In fact, this creation comes to us from the northeast of Italy by way of Austria. What’s more, if you drink this beverage in its adoptive hometown of Padua, it will usually be made with the sweeter Aperol instead of Campari, and they’ll inexplicably replace the orange slice with a big green olive. Yuck! Take my advice and stick to the Campari version.
Campari and tequila? Why, yes. Believe it or not, Italy and Mexico have more in common than you might think at first glance. Spain won “The Kingdom of the Two Sicilies” (Naples and Sicily) in 1504, and the region was ruled by Spanish viceroys for two centuries. In fact, in Modica, Sicily, you can still find Mexican chocolate-making traditions.

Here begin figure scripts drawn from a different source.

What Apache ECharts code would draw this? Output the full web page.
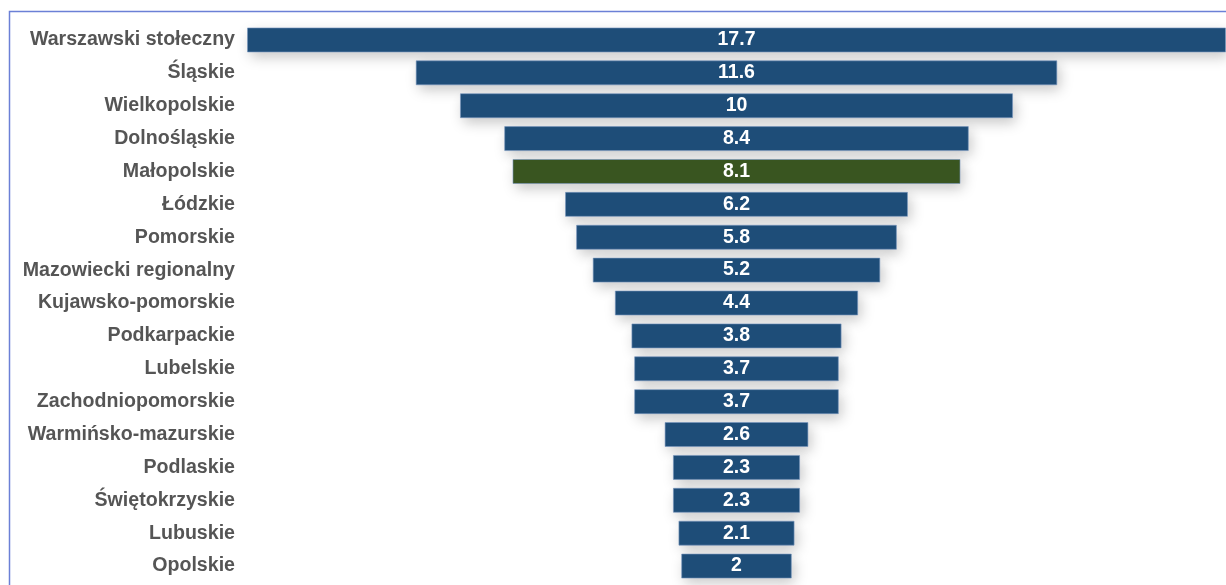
<!DOCTYPE html>
<html>
<head>
<meta charset="utf-8">
<script src="https://cdn.jsdelivr.net/npm/echarts@6/dist/echarts.min.js"></script>
<style>
  html, body { margin: 0; padding: 0; background: #fff; }
  #chart { width: 1226px; height: 585px; }
</style>
</head>
<body>
<div id="chart"></div>
<script>
var regions = [
  'Warszawski stołeczny', 'Śląskie', 'Wielkopolskie', 'Dolnośląskie', 'Małopolskie',
  'Łódzkie', 'Pomorskie', 'Mazowiecki regionalny', 'Kujawsko-pomorskie', 'Podkarpackie',
  'Lubelskie', 'Zachodniopomorskie', 'Warmińsko-mazurskie', 'Podlaskie', 'Świętokrzyskie',
  'Lubuskie', 'Opolskie'
];
var values = [17.7, 11.6, 10, 8.4, 8.1, 6.2, 5.8, 5.2, 4.4, 3.8, 3.7, 3.7, 2.6, 2.3, 2.3, 2.1, 2];
var highlight = 'Małopolskie';

var maxVal = Math.max.apply(null, values);
// transparent spacer so each bar sits centred
var offsets = values.map(function (v) { return (maxVal - v) / 2; });

var chartDom = document.getElementById('chart');
var myChart = echarts.init(chartDom);

var option = {
  animation: false,
  graphic: [{
    type: 'rect',
    shape: { x: 9.5, y: 11.5, width: 1240, height: 600 },
    style: { fill: 'none', stroke: '#6b80d6', lineWidth: 1.5 },
    silent: true,
    z: 0
  }],
  grid: { left: 247, right: 0, top: 23.5, bottom: 2.5 },
  xAxis: {
    type: 'value',
    min: 0,
    max: maxVal,
    show: false
  },
  yAxis: {
    type: 'category',
    data: regions,
    inverse: true,
    axisLine: { show: false },
    axisTick: { show: false },
    axisLabel: {
      margin: 12,
      color: '#555555',
      fontFamily: 'Liberation Sans, Arial, sans-serif',
      fontWeight: 'bold',
      fontSize: 19.6
    }
  },
  series: [{
    type: 'bar',
    stack: 'funnel',
    data: offsets,
    barWidth: 25,
    itemStyle: { color: 'transparent' },
    silent: true
  }, {
    type: 'bar',
    stack: 'funnel',
    barWidth: 25,
    data: values.map(function (v, i) {
      return {
        value: v,
        itemStyle: { color: regions[i] === highlight ? '#3a5621' : '#1f4e79' }
      };
    }),
    itemStyle: {
      borderColor: 'rgba(120,150,190,0.6)',
      borderWidth: 1,
      shadowBlur: 14,
      shadowOffsetX: 3,
      shadowOffsetY: 5,
      shadowColor: 'rgba(0,0,0,0.22)'
    },
    label: {
      show: true,
      position: 'inside',
      color: '#ffffff',
      fontFamily: 'Liberation Sans, Arial, sans-serif',
      fontWeight: 'bold',
      fontSize: 19.5
    }
  }]
};
myChart.setOption(option);
</script>
</body>
</html>
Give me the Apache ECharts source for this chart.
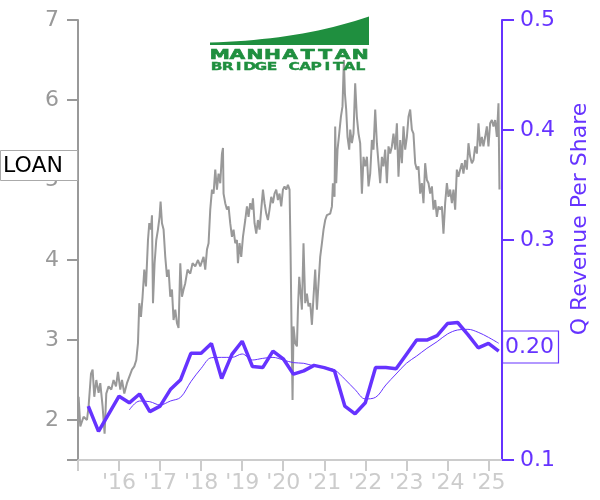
<!DOCTYPE html>
<html>
<head>
<meta charset="utf-8">
<script src="https://cdn.jsdelivr.net/npm/echarts@6/dist/echarts.min.js"></script>
<style>html,body{margin:0;padding:0;background:#fff;}#c{width:600px;height:500px;}</style>
</head>
<body>
<div id="c"></div>
<script>
// ---- data ----
const stockYears = [
2015.015,2015.056,2015.136,2015.219,2015.258,2015.317,2015.356,2015.397,2015.446,2015.502,
2015.543,2015.599,2015.648,2015.689,2015.745,2015.811,2015.867,2015.925,2015.974,2016.030,
2016.072,2016.128,2016.193,2016.249,2016.315,2016.371,2016.420,2016.461,2016.493,2016.534,
2016.573,2016.615,2016.656,2016.705,2016.737,2016.778,2016.802,2016.827,2016.866,2016.907,
2016.948,2016.987,2017.012,2017.046,2017.085,2017.126,2017.168,2017.207,2017.248,2017.289,
2017.328,2017.370,2017.411,2017.450,2017.492,2017.533,2017.572,2017.613,2017.669,2017.735,
2017.791,2017.857,2017.923,2017.979,2018.059,2018.100,2018.142,2018.181,2018.222,2018.264,
2018.303,2018.344,2018.385,2018.424,2018.466,2018.507,2018.532,2018.546,2018.587,2018.629,
2018.668,2018.709,2018.751,2018.790,2018.831,2018.872,2018.897,2018.936,2018.977,2019.019,
2019.075,2019.116,2019.155,2019.196,2019.238,2019.262,2019.301,2019.343,2019.384,2019.423,
2019.464,2019.506,2019.545,2019.586,2019.627,2019.666,2019.708,2019.749,2019.788,2019.830,
2019.871,2019.910,2019.951,2019.993,2020.032,2020.073,2020.114,2020.154,2020.178,2020.202,
2020.227,2020.251,2020.292,2020.334,2020.358,2020.390,2020.431,2020.455,2020.494,2020.536,
2020.577,2020.616,2020.658,2020.699,2020.738,2020.779,2020.821,2020.860,2020.901,2020.943,
2020.982,2021.023,2021.064,2021.103,2021.145,2021.186,2021.210,2021.250,2021.266,2021.291,
2021.323,2021.364,2021.405,2021.444,2021.478,2021.503,2021.534,2021.566,2021.608,2021.632,
2021.673,2021.712,2021.753,2021.794,2021.834,2021.875,2021.917,2021.956,2021.997,2022.039,
2022.078,2022.119,2022.160,2022.199,2022.241,2022.282,2022.321,2022.362,2022.404,2022.443,
2022.484,2022.526,2022.565,2022.606,2022.647,2022.686,2022.728,2022.769,2022.808,2022.850,
2022.891,2022.930,2022.971,2023.013,2023.052,2023.093,2023.134,2023.173,2023.215,2023.256,
2023.295,2023.337,2023.378,2023.417,2023.458,2023.500,2023.539,2023.580,2023.622,2023.661,
2023.702,2023.743,2023.782,2023.824,2023.865,2023.904,2023.945,2023.987,2024.026,2024.067,
2024.109,2024.148,2024.189,2024.230,2024.269,2024.311,2024.352,2024.391,2024.432,2024.474,
2024.513,2024.554,2024.596,2024.635,2024.676,2024.718,2024.757,2024.798,2024.839,2024.878,
2024.920,2024.961,2025.000,2025.041,2025.083,2025.122,2025.163,2025.205,2025.244,2025.268
];
const stockPrice = [
2.29,1.92,2.04,2.00,2.17,2.58,2.63,2.29,2.50,2.34,
2.46,2.17,1.83,2.33,2.42,2.38,2.50,2.42,2.60,2.38,
2.50,2.33,2.46,2.54,2.63,2.67,2.75,2.96,3.46,3.29,
3.54,3.88,3.67,4.25,4.46,4.38,4.56,3.46,3.96,4.25,
4.38,4.54,4.73,4.46,4.38,4.04,3.79,3.88,3.54,3.63,
3.25,3.38,3.21,3.15,3.96,3.54,3.63,3.71,3.88,3.83,
3.96,3.92,4.00,3.92,4.04,3.88,4.13,4.21,4.63,4.88,
4.83,5.13,4.88,5.08,4.96,5.33,5.40,4.83,4.71,4.63,
4.67,4.46,4.29,4.38,4.21,4.25,3.96,4.21,4.04,4.29,
4.50,4.67,4.54,4.71,4.63,4.77,4.46,4.33,4.50,4.38,
4.63,4.88,4.71,4.58,4.50,4.63,4.79,4.71,4.83,4.88,
4.75,4.83,4.67,4.88,4.92,4.88,4.94,4.88,4.13,3.17,
2.25,3.17,2.96,2.92,3.38,3.79,3.54,3.38,4.21,3.46,
3.58,3.42,3.46,3.19,3.54,3.88,3.38,3.71,4.04,4.21,
4.38,4.50,4.56,4.54,4.58,4.67,4.96,4.79,5.67,4.96,
5.38,5.58,5.79,5.92,6.50,6.08,5.88,5.54,5.38,5.63,
5.46,5.58,6.21,5.79,5.58,5.46,4.83,5.29,5.17,5.29,
4.92,5.08,5.50,5.38,5.88,5.46,5.21,4.96,5.29,5.17,
5.38,4.96,5.42,5.33,5.42,5.58,5.38,5.71,5.04,5.50,
5.21,5.67,5.38,5.54,5.79,5.88,5.63,5.58,5.21,5.13,
5.17,4.83,4.96,4.71,5.21,5.00,4.96,4.83,4.92,4.63,
4.75,4.54,4.67,4.63,4.67,4.33,4.71,4.96,4.79,4.88,
4.71,4.88,4.63,5.13,5.04,5.13,5.21,5.08,5.25,5.13,
5.46,5.29,5.21,5.25,5.42,5.33,5.71,5.42,5.54,5.42,
5.54,5.67,5.42,5.71,5.75,5.67,5.75,5.54,5.96,4.88
];
const quarterYears = [
2015.25,2015.5,2015.75,2016.0,2016.25,2016.5,2016.75,2017.0,2017.25,2017.5,
2017.75,2018.0,2018.25,2018.5,2018.75,2019.0,2019.25,2019.5,2019.75,2020.0,
2020.25,2020.5,2020.75,2021.0,2021.25,2021.5,2021.75,2022.0,2022.25,2022.5,
2022.75,2023.0,2023.25,2023.5,2023.75,2024.0,2024.25,2024.5,2024.75,2025.0,2025.25
];
const revPerShare = [
0.149,0.126,0.142,0.158,0.152,0.160,0.144,0.149,0.164,0.173,
0.197,0.197,0.206,0.174,0.196,0.208,0.185,0.184,0.199,0.192,
0.178,0.181,0.186,0.184,0.181,0.149,0.142,0.152,0.184,0.184,
0.183,0.196,0.209,0.209,0.213,0.224,0.225,0.214,0.202,0.206,0.199
];
const maYears = [
2016.25,2016.5,2016.75,2017.0,2017.25,2017.5,2017.75,2018.0,2018.25,2018.5,
2018.75,2019.0,2019.25,2019.5,2019.75,2020.0,2020.25,2020.5,2020.75,2021.0,
2021.25,2021.5,2021.75,2022.0,2022.25,2022.5,2022.75,2023.0,2023.25,2023.5,
2023.75,2024.0,2024.25,2024.5,2024.75,2025.0,2025.25
];
const revMA = [
0.1455,0.1536,0.1530,0.1500,0.1536,0.1570,0.1712,0.1833,0.1930,0.1933,
0.1933,0.1964,0.1909,0.1924,0.1933,0.1909,0.1885,0.1879,0.1855,0.1839,
0.1818,0.1735,0.1640,0.1555,0.1570,0.1682,0.1782,0.1879,0.1945,0.2015,
0.2076,0.2145,0.2182,0.2188,0.2161,0.2115,0.2061
];
const leftTicks = [1.5,2,3,4,5,6,7];
const leftLabels = [2,3,4,5,6,7];
const ticker = 'LOAN';
const lastLabel = '0.20';
const lastLabelValue = 0.20;
const rightAxisName = 'Q Revenue Per Share';

// ---- chart ----
const PURPLE = '#6633ff';
const GRAY = '#999999';
const LIGHT = '#cccccc';
const FONT = 'DejaVu Sans';
const zip = (a, b) => a.map((v, i) => [v, b[i]]);

const chart = echarts.init(document.getElementById('c'), null, {renderer: 'canvas'});
chart.setOption({
  animation: false,
  grid: {left: 78, right: 98, top: 20, bottom: 40},
  xAxis: {
    type: 'value', min: 2015, max: 2025.33, interval: 1,
    axisLine: {lineStyle: {color: LIGHT, width: 2}},
    axisTick: {length: 11, lineStyle: {color: LIGHT, width: 2}},
    splitLine: {show: false},
    axisLabel: {
      color: LIGHT, fontSize: 22, fontFamily: FONT, margin: 12,
      showMaxLabel: false,
      formatter: v => (Math.abs(v - Math.round(v)) < 1e-6 && v >= 2016) ? "'" + String(Math.round(v)).slice(2) : ''
    }
  },
  yAxis: [
    {
      type: 'value', min: 1.5, max: 7, position: 'left',
      axisLine: {show: true, lineStyle: {color: GRAY, width: 2}},
      axisTick: {show: true, length: 11, customValues: leftTicks, lineStyle: {color: GRAY, width: 2}},
      axisLabel: {color: GRAY, fontSize: 22, fontFamily: FONT, margin: 19, customValues: leftLabels},
      splitLine: {show: false}
    },
    {
      type: 'value', min: 0.1, max: 0.5, interval: 0.1, position: 'right',
      axisLine: {show: true, lineStyle: {color: PURPLE, width: 2}},
      axisTick: {show: true, length: 12, lineStyle: {color: PURPLE, width: 2}},
      axisLabel: {color: PURPLE, fontSize: 22, fontFamily: FONT, margin: 18,
        formatter: v => v.toFixed(1)},
      splitLine: {show: false}
    }
  ],
  series: [
    {
      type: 'line', yAxisIndex: 0, data: zip(stockYears, stockPrice),
      showSymbol: false, symbol: 'none',
      lineStyle: {color: GRAY, width: 2}, z: 2
    },
    {
      type: 'line', yAxisIndex: 1, data: zip(maYears, revMA),
      showSymbol: false, symbol: 'none', smooth: 0.35,
      lineStyle: {color: PURPLE, width: 1}, z: 3
    },
    {
      type: 'line', yAxisIndex: 1, data: zip(quarterYears, revPerShare),
      showSymbol: false, symbol: 'none',
      lineStyle: {color: PURPLE, width: 3.5}, z: 4
    }
  ]
});

// overlay elements: logo, ticker box, right axis name, last value box
const yBox = chart.convertToPixel({yAxisIndex: 1}, lastLabelValue);
const GREEN = '#1f8f3f';
const elements = [];
// logo swoosh (quadratic curve sampled into a polygon)
const swoosh = [[210, 45]];
for (let k = 0; k <= 20; k++) {
  const t = k / 20;
  const x = (1 - t) * (1 - t) * 210 + 2 * (1 - t) * t * 300 + t * t * 369;
  const y = (1 - t) * (1 - t) * 42.5 + 2 * (1 - t) * t * 40 + t * t * 16.5;
  swoosh.push([x, y]);
}
swoosh.push([369, 45]);
elements.push({type: 'polygon', z: 50, shape: {points: swoosh}, style: {fill: GREEN}});
const w1 = 'MANHATTAN';
const p1 = 158 / w1.length;
for (let i = 0; i < w1.length; i++) {
  elements.push({type: 'text', z: 50, x: 211 + p1 * (i + 0.5), y: 55.5, scaleX: 1.5,
    style: {text: w1[i], fill: GREEN, font: '900 13.5px "DejaVu Sans"', align: 'center', verticalAlign: 'middle',
      stroke: GREEN, lineWidth: 0.6}});
}
const w2 = 'BRIDGE CAPITAL';
const p2 = 155 / w2.length;
for (let i = 0; i < w2.length; i++) {
  elements.push({type: 'text', z: 50, x: 211 + p2 * (i + 0.5), y: 67.3, scaleX: 1.4,
    style: {text: w2[i], fill: GREEN, font: '900 11px "DejaVu Sans"', align: 'center', verticalAlign: 'middle',
      stroke: GREEN, lineWidth: 0.4}});
}
elements.push({type: 'rect', z: 60, shape: {x: 0.5, y: 150.5, width: 77, height: 30},
  style: {fill: '#fff', stroke: '#aaaaaa', lineWidth: 1}});
elements.push({type: 'text', z: 61, x: 3, y: 166,
  style: {text: ticker, fill: '#000', font: '22px "DejaVu Sans"', verticalAlign: 'middle'}});
elements.push({type: 'text', z: 60, x: 580, y: 219, rotation: Math.PI / 2,
  style: {text: rightAxisName, fill: PURPLE, font: '22px "DejaVu Sans"', align: 'center', verticalAlign: 'middle'}});
elements.push({type: 'rect', z: 60, shape: {x: 502.5, y: yBox - 19, width: 56, height: 32},
  style: {fill: '#fff', stroke: PURPLE, lineWidth: 1.2}});
elements.push({type: 'text', z: 61, x: 505, y: yBox - 3,
  style: {text: lastLabel, fill: PURPLE, font: '22px "DejaVu Sans"', verticalAlign: 'middle'}});
chart.setOption({graphic: {elements: elements}});
</script>
</body>
</html>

The “marriage” of Italian Campari and tequila made in Mexico is a more recent arrangement. The Rosita’s origins trace back only as far as the early 1990s, but knowledgeable bartenders love to cite the aforementioned history to add a bit of drama to the drink menu. A complex layering of Campari, both sweet and dry vermouth, and tequila makes each sip both rich and robust. A bittersweet, boozy, transcontinental classic is born… cin-cin, amigos!
- 1 oz. Campari
- ½ oz. sweet (“red”) vermouth
- ½oz. dry (“white”) vermouth
- 1 ½ oz. high-quality, aged tequila
- A dash of aromatic bitters
Stir ingredients in a mixing glass with ice, then strain over fresh ice in a rocks glass. Garnish with a lemon peel.
Campari and Orange Juice
It’s not just for breakfast anymore! With this one you have some wiggle room with the recipe, depending on your mood and the time of day.
Fill a tall tumbler with ice and mix the two ingredients together until you like the color. An orange slice? OK, but there’s already a lot of orange in the drink, so this is strictly for decoration.
And honestly, this particular drink doesn’t really do Campari its justice. Perhaps a good choice if you’re still wading in the shallow end of Italian cocktail culture.
Other Campari Cocktail Recipes?
Obviously there have been other Campari concoctions dreamt up by well-intended (but misguided) bartenders. Don’t be swayed by these blatant acts of sacrilege. Stick with the traditions, like any self-respecting Italian would.
So now go put on your Ray-Bans, hop on your Vespa and head down to the nearest piazza to give Campari a try. Salute!